Wormwood is a documentary and dramatization of the incidents around the 1953 
death of a U.S. military scientist working in conjunction with the CIA. This 
review contains spoilers that are unwound in the six parts of the Netflix 
series by Errol Morris. Consider that before reading further.
Ultimately I give Wormwood a thumbs down. There is some great filmmaking 
technique but Morris is too self indulgent. He gets carried away with drama 
technique and what could be told in two hours gets spread out over 4 1/2 hours. 
He uses drama to set the mood and tone but ultimately much of it it adds 
nothing.

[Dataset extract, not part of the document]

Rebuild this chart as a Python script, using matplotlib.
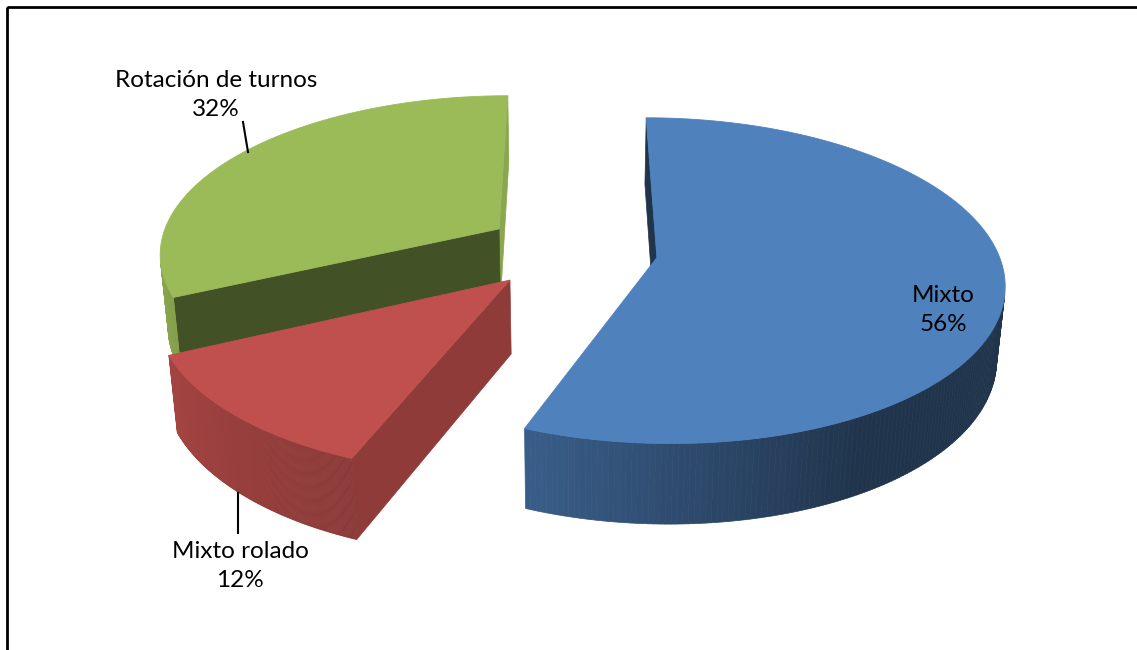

The film is expertly shot and the performances, especially Peter 
Saarsgard, are top notch.
Frank Olson was a U.S. Army scientist working at the intersection of 
intelligence and germ warfare. He dies after a fall from the 13th floor of New 
York hotel in 1953. The family is told he jumped or fell. But things don't add 
up. Then in 1975 the story comes out that the government slipped Olson LSD 
during an experiment to test secret keeping on personnel, with the implication 
being he committed suicide during a flashback several days later. The show 
spends a lot of time in New York trying to recreate Olson's last days. But this 
is much speculation. They have only sparse details.
The protagonist is Olson's son Eric, who led efforts to investigate his 
father's death. Wormwood is as much about him as his father. Largely through 
Eric's narration we learn about the family 's trip to the White House to get an 
apology from President Ford and also about a visit to CIA Director Colby. 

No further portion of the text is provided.